[TO DO]: Restate the listing below word for word, omitting any images.

[STORED DATA]:
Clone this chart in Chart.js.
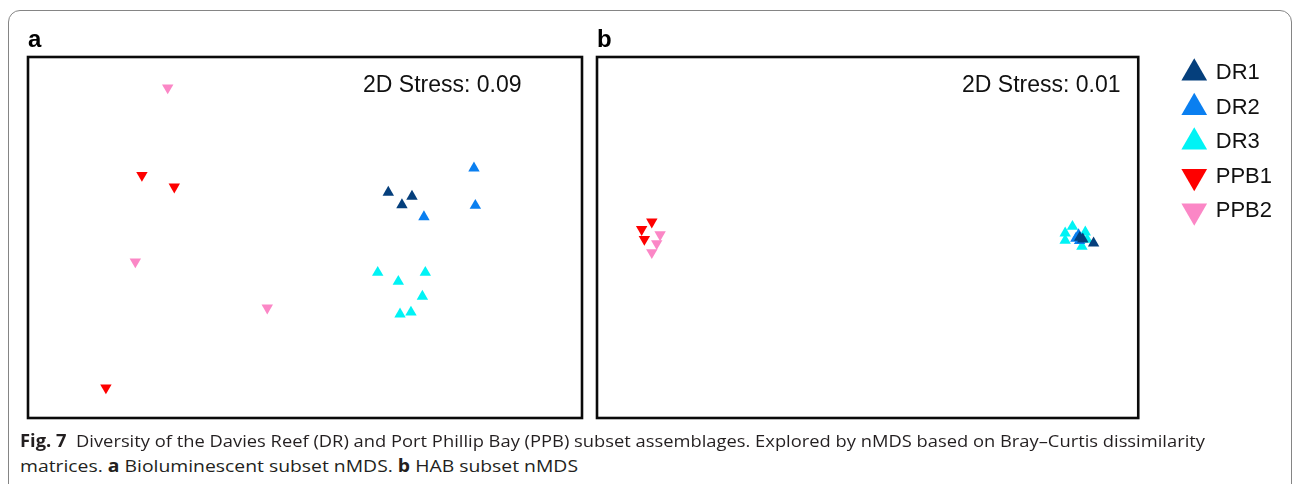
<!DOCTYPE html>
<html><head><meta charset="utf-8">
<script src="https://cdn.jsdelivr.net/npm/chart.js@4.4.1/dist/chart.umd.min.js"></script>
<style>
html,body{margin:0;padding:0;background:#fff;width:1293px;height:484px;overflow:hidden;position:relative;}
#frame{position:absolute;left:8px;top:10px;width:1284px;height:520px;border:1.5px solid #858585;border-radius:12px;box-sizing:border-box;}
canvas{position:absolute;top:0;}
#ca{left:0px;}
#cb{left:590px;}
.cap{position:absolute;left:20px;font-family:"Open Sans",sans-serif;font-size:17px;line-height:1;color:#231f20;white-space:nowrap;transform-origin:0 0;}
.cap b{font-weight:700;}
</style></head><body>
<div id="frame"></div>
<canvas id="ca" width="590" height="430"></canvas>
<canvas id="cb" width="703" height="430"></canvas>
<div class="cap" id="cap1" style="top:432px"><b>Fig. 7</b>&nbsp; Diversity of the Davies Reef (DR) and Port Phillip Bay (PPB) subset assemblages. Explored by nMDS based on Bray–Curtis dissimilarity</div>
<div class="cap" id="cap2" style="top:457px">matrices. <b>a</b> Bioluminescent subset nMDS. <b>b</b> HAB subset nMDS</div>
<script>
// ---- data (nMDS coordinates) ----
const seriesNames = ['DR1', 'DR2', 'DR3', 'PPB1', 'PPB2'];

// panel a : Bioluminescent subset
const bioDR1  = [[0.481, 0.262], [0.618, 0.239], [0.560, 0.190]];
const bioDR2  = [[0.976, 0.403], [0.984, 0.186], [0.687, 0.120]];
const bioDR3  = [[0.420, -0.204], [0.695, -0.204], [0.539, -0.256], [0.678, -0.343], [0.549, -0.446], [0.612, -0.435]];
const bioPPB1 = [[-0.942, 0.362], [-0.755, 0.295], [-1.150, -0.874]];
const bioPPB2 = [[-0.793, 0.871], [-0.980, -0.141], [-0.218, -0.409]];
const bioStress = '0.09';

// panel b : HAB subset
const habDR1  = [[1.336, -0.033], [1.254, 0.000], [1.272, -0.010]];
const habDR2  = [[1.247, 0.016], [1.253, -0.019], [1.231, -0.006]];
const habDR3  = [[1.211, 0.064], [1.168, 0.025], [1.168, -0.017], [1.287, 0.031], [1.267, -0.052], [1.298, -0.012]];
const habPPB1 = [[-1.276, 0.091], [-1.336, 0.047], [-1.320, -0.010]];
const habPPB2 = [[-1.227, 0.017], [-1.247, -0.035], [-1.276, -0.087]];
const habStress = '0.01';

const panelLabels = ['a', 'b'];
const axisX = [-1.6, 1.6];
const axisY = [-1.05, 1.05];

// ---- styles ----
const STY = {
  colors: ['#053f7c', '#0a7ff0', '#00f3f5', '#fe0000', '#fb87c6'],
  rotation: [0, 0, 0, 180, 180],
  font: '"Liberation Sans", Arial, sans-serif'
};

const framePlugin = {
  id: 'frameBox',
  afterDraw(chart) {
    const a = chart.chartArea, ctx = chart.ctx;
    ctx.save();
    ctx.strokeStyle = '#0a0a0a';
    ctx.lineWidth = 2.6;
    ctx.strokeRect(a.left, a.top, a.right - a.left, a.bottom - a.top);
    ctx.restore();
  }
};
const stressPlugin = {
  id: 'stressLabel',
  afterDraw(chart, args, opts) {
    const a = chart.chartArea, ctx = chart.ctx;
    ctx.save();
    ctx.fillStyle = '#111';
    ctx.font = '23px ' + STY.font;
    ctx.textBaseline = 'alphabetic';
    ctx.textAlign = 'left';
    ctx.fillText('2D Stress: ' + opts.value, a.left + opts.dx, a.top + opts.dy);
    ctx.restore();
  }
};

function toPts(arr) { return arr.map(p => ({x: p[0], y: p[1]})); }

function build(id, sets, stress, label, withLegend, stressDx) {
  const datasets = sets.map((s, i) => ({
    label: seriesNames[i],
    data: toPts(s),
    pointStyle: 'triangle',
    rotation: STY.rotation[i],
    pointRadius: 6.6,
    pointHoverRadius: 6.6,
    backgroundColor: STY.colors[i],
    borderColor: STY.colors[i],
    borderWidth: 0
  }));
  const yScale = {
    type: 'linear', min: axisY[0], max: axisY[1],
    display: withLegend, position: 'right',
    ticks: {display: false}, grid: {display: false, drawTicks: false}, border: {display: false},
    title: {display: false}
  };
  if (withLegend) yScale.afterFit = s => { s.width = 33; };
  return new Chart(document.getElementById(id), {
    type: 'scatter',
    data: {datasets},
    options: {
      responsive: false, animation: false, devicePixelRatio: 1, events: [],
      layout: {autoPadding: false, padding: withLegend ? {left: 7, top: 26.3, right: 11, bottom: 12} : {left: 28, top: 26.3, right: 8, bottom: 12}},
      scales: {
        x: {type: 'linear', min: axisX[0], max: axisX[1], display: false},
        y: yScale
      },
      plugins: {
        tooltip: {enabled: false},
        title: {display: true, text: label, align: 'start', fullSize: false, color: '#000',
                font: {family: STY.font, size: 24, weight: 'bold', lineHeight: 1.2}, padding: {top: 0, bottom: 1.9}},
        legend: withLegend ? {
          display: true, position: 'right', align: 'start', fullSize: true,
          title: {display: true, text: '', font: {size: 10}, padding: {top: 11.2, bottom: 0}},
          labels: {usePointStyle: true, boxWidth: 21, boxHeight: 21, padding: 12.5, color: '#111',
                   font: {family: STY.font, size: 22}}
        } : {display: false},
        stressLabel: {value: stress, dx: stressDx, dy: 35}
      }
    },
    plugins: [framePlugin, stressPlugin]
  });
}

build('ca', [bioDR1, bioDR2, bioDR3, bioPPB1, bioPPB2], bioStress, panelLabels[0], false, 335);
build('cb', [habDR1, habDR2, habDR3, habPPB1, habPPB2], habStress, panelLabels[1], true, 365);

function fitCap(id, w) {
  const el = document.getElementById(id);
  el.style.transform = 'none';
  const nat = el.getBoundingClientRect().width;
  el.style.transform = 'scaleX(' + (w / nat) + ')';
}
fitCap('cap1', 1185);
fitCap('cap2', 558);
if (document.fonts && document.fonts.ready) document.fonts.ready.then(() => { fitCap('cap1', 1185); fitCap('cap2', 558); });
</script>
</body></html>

[ANSWER IN FULL]:
Clone this chart in Chart.js.
<!DOCTYPE html>
<html><head><meta charset="utf-8">
<script src="https://cdn.jsdelivr.net/npm/chart.js@4.4.1/dist/chart.umd.min.js"></script>
<style>
html,body{margin:0;padding:0;background:#fff;width:1293px;height:484px;overflow:hidden;position:relative;}
#frame{position:absolute;left:8px;top:10px;width:1284px;height:520px;border:1.5px solid #858585;border-radius:12px;box-sizing:border-box;}
canvas{position:absolute;top:0;}
#ca{left:0px;}
#cb{left:590px;}
.cap{position:absolute;left:20px;font-family:"Open Sans",sans-serif;font-size:17px;line-height:1;color:#231f20;white-space:nowrap;transform-origin:0 0;}
.cap b{font-weight:700;}
</style></head><body>
<div id="frame"></div>
<canvas id="ca" width="590" height="430"></canvas>
<canvas id="cb" width="703" height="430"></canvas>
<div class="cap" id="cap1" style="top:432px"><b>Fig. 7</b>&nbsp; Diversity of the Davies Reef (DR) and Port Phillip Bay (PPB) subset assemblages. Explored by nMDS based on Bray–Curtis dissimilarity</div>
<div class="cap" id="cap2" style="top:457px">matrices. <b>a</b> Bioluminescent subset nMDS. <b>b</b> HAB subset nMDS</div>
<script>
// ---- data (nMDS coordinates) ----
const seriesNames = ['DR1', 'DR2', 'DR3', 'PPB1', 'PPB2'];

// panel a : Bioluminescent subset
const bioDR1  = [[0.481, 0.262], [0.618, 0.239], [0.560, 0.190]];
const bioDR2  = [[0.976, 0.403], [0.984, 0.186], [0.687, 0.120]];
const bioDR3  = [[0.420, -0.204], [0.695, -0.204], [0.539, -0.256], [0.678, -0.343], [0.549, -0.446], [0.612, -0.435]];
const bioPPB1 = [[-0.942, 0.362], [-0.755, 0.295], [-1.150, -0.874]];
const bioPPB2 = [[-0.793, 0.871], [-0.980, -0.141], [-0.218, -0.409]];
const bioStress = '0.09';

// panel b : HAB subset
const habDR1  = [[1.336, -0.033], [1.254, 0.000], [1.272, -0.010]];
const habDR2  = [[1.247, 0.016], [1.253, -0.019], [1.231, -0.006]];
const habDR3  = [[1.211, 0.064], [1.168, 0.025], [1.168, -0.017], [1.287, 0.031], [1.267, -0.052], [1.298, -0.012]];
const habPPB1 = [[-1.276, 0.091], [-1.336, 0.047], [-1.320, -0.010]];
const habPPB2 = [[-1.227, 0.017], [-1.247, -0.035], [-1.276, -0.087]];
const habStress = '0.01';

const panelLabels = ['a', 'b'];
const axisX = [-1.6, 1.6];
const axisY = [-1.05, 1.05];

// ---- styles ----
const STY = {
  colors: ['#053f7c', '#0a7ff0', '#00f3f5', '#fe0000', '#fb87c6'],
  rotation: [0, 0, 0, 180, 180],
  font: '"Liberation Sans", Arial, sans-serif'
};

const framePlugin = {
  id: 'frameBox',
  afterDraw(chart) {
    const a = chart.chartArea, ctx = chart.ctx;
    ctx.save();
    ctx.strokeStyle = '#0a0a0a';
    ctx.lineWidth = 2.6;
    ctx.strokeRect(a.left, a.top, a.right - a.left, a.bottom - a.top);
    ctx.restore();
  }
};
const stressPlugin = {
  id: 'stressLabel',
  afterDraw(chart, args, opts) {
    const a = chart.chartArea, ctx = chart.ctx;
    ctx.save();
    ctx.fillStyle = '#111';
    ctx.font = '23px ' + STY.font;
    ctx.textBaseline = 'alphabetic';
    ctx.textAlign = 'left';
    ctx.fillText('2D Stress: ' + opts.value, a.left + opts.dx, a.top + opts.dy);
    ctx.restore();
  }
};

function toPts(arr) { return arr.map(p => ({x: p[0], y: p[1]})); }

function build(id, sets, stress, label, withLegend, stressDx) {
  const datasets = sets.map((s, i) => ({
    label: seriesNames[i],
    data: toPts(s),
    pointStyle: 'triangle',
    rotation: STY.rotation[i],
    pointRadius: 6.6,
    pointHoverRadius: 6.6,
    backgroundColor: STY.colors[i],
    borderColor: STY.colors[i],
    borderWidth: 0
  }));
  const yScale = {
    type: 'linear', min: axisY[0], max: axisY[1],
    display: withLegend, position: 'right',
    ticks: {display: false}, grid: {display: false, drawTicks: false}, border: {display: false},
    title: {display: false}
  };
  if (withLegend) yScale.afterFit = s => { s.width = 33; };
  return new Chart(document.getElementById(id), {
    type: 'scatter',
    data: {datasets},
    options: {
      responsive: false, animation: false, devicePixelRatio: 1, events: [],
      layout: {autoPadding: false, padding: withLegend ? {left: 7, top: 26.3, right: 11, bottom: 12} : {left: 28, top: 26.3, right: 8, bottom: 12}},
      scales: {
        x: {type: 'linear', min: axisX[0], max: axisX[1], display: false},
        y: yScale
      },
      plugins: {
        tooltip: {enabled: false},
        title: {display: true, text: label, align: 'start', fullSize: false, color: '#000',
                font: {family: STY.font, size: 24, weight: 'bold', lineHeight: 1.2}, padding: {top: 0, bottom: 1.9}},
        legend: withLegend ? {
          display: true, position: 'right', align: 'start', fullSize: true,
          title: {display: true, text: '', font: {size: 10}, padding: {top: 11.2, bottom: 0}},
          labels: {usePointStyle: true, boxWidth: 21, boxHeight: 21, padding: 12.5, color: '#111',
                   font: {family: STY.font, size: 22}}
        } : {display: false},
        stressLabel: {value: stress, dx: stressDx, dy: 35}
      }
    },
    plugins: [framePlugin, stressPlugin]
  });
}

build('ca', [bioDR1, bioDR2, bioDR3, bioPPB1, bioPPB2], bioStress, panelLabels[0], false, 335);
build('cb', [habDR1, habDR2, habDR3, habPPB1, habPPB2], habStress, panelLabels[1], true, 365);

function fitCap(id, w) {
  const el = document.getElementById(id);
  el.style.transform = 'none';
  const nat = el.getBoundingClientRect().width;
  el.style.transform = 'scaleX(' + (w / nat) + ')';
}
fitCap('cap1', 1185);
fitCap('cap2', 558);
if (document.fonts && document.fonts.ready) document.fonts.ready.then(() => { fitCap('cap1', 1185); fitCap('cap2', 558); });
</script>
</body></html>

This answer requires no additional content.